1972 book by Humberto Maturana and Francisco Varela

Autopoiesis and Cognition: The Realization of the Living is a cybernetic work in systems theory and the philosophy of biology by Humberto Maturana and Francisco Varela. It was first published under the title De Maquinas y Seres Vivos (English: 'On Machines and Living Beings') in 1972 in Chile by Editorial Universitaria S.A., with a second edition published in 1980 by the D. Reidel Publishing Company, Dordrecht, Holland, and a third edition published in 1991 by Springer. This work defines and explores the concept of autopoiesis, or 'self-creation' in biological systems in an effort to address cognition and autonomy in living systems. Autopoiesis was a core text for the field of second-order cybernetics, which often dealt with themes of self-reference and feedback loops. The book is the 42nd volume in the series Boston Studies in the Philosophy of Science.

== Reception ==
Autopoiesis and Cognition was most widely read as a work of systems theory.
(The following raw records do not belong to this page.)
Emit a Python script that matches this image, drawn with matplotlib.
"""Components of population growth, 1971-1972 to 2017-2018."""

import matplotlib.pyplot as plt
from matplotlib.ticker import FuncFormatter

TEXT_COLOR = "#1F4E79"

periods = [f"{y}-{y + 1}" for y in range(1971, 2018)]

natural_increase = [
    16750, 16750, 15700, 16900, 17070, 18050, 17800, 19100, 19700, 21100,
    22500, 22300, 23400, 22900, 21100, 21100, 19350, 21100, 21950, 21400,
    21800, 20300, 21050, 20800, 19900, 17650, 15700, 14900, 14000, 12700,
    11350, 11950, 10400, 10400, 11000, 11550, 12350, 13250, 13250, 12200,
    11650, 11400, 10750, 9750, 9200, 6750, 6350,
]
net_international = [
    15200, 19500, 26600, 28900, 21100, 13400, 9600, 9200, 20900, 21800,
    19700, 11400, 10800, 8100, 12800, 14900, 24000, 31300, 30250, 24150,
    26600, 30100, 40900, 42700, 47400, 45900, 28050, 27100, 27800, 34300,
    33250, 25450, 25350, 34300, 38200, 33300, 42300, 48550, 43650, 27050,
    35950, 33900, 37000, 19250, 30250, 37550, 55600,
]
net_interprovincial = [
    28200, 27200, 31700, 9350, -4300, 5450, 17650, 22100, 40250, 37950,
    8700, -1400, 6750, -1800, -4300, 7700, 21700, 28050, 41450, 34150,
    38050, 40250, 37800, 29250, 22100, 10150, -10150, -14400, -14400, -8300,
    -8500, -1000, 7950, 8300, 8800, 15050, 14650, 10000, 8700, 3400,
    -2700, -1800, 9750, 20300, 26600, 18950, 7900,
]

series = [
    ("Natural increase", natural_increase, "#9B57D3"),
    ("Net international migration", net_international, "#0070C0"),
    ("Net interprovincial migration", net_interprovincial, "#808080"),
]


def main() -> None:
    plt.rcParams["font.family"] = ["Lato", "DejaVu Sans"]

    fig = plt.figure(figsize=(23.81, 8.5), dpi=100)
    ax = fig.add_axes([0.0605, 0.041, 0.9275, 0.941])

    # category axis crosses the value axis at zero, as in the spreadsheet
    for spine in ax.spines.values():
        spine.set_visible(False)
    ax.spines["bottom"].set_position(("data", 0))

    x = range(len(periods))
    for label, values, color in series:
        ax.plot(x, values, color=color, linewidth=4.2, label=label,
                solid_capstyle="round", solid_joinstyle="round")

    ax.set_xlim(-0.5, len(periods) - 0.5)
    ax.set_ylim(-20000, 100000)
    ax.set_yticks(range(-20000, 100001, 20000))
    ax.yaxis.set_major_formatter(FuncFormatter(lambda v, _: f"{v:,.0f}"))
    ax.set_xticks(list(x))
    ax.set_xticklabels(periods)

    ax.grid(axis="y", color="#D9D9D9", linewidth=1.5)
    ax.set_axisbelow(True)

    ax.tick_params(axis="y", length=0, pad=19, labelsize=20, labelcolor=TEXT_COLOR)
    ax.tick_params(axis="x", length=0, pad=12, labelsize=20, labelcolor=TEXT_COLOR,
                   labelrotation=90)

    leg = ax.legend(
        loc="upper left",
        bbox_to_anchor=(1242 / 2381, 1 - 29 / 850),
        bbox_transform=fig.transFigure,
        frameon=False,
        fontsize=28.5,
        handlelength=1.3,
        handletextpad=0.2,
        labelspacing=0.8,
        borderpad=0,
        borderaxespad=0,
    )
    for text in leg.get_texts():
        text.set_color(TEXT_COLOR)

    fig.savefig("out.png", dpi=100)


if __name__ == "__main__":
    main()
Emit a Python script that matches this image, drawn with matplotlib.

Reviews of the work praise it as an effort by scientists to bring their science to bear while crafting a phenomenology of biology, and addressing such important questions as the basis of life and cognition. However, reviewers also point out inconsistencies in the formal argument that Maturana and Varela are attempting to make. Reviewer M.G. writes in The Review of Metaphysics (v. 35, 1981),It seems to me that the authors' claim to be able to say what is cognition by means of a biological cognition collapses on itself. The notion of autopoiesis defines a phenomenological domain which then excludes all descriptions irrelevant to the autopoietic unity. This is a patent circularity.The concepts introduced by the work were quite divisive, and a debate over their validity has continued since their introduction, in fields such as biology, sociology, organizational management, and systems theory.

== Influence ==

=== Sociology ===
Sociologist and social systems theorist Niklas Luhmann adapted the ideas from Autopoiesis to describe social systems, as did cyberneticist Stafford Beer.

=== Biology ===
The influence of Autopoiesis in mainstream biology was limited. Autopoiesis is not commonly used as the criterion for life. However, its basic principles are seen as features of the functions of biological organisms. Sir Paul Nurse, for example states 'living entities ... construct their own metabolism, and use it to maintain themselves, grow, and reproduce'.